By Robert Hughes
Housing construction rebounded in August as single-family and multifamily starts rose by 1.9 percent and 27.3 percent, respectively. However, housing permits, an indicator of future activity, fell in the latest month, hitting the lowest level since August 2016. Overall, housing construction and permits appear to be plateauing after rebounding from the housing boom-bust cycle in the early 2000s. Along with the decline in permits for future construction, home builder sentiment from the National Association of Home Builders held at its lowest level in a year (see chart). Combined with rising interest rates and falling affordability, the outlook for housing is deteriorating.
Total housing starts rose 9.2 percent in August to a 1.282 million annual rate. The dominant single-family segment, which accounts for about three-fourths of new home construction, rose 1.9 percent for the month to a rate of 876,000 units. Starts of multifamily structures with five or more units surged 27.3 percent to 392,000. Among the four regions in the report, total starts rose in three of the four regions, the Midwest (9.1 percent), South (6.5 percent), and West (19.1 percent). Total starts were unchanged for the Northeast region. For the single-family segment, starts were down in two regions, the Northeast and the Midwest, but up in the South and the West.

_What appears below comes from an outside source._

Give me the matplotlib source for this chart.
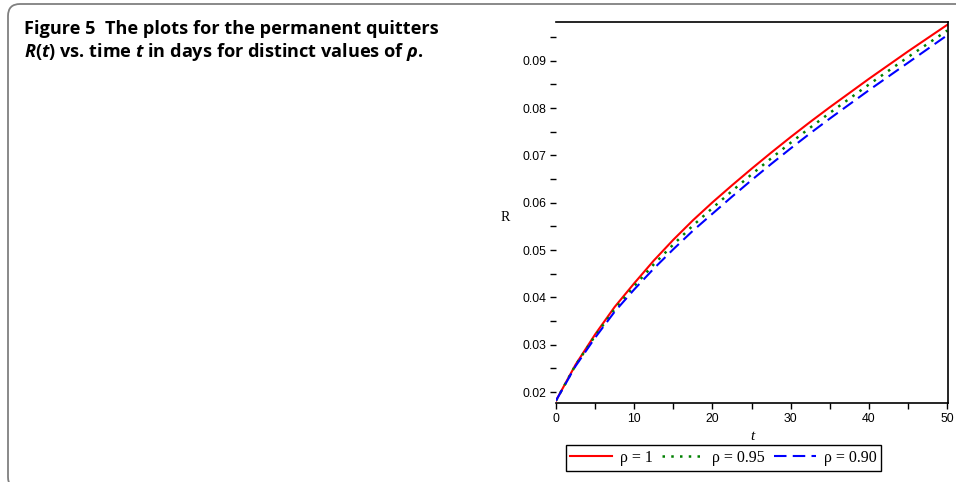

For housing permits, total permits fell 5.7 percent to 1.229 million from 1.303 million in July. That is the lowest level since 2016. Single-family permits fell 6.1 percent to 820,000 while permits for two- to four-family units were up 39.3 percent and permits for five or more units fell 8.0 percent to 370,000. Among the major regions, permits were down in all four regions.
Along with the developing weakness in housing permits, home builder sentiment from the National Association of Home Builders is also showing signs of weakness. The index came in at 67 in September, unchanged from August. That is down from a recent peak of 74 in December. Among the three components of the overall index, the current single-family sales index rose 1 point to 74 while the expected-sales component added 2 points, also to a reading of 74. Both indexes had been as high as 80 over the past year. The traffic-of-prospective-buyers component came in at 49 in September, unchanged from the prior month but well below the 58 reading in December. On a regional basis, all four regional Housing Market Indexes are down from recent peaks, with the South showing the smallest drop (5.4 percent) from its peak while the Midwest HMI is off 18.1 percent from the recent high.
Housing permits is one of the AIER leading indicators. It posted a strong run of positive results as the housing market recovered from the Great Recession. However, permits turned to a neutral trend in June and moved to a negative trend last month. While the overall economy remains very solid, some headwinds may restrain further gains for housing.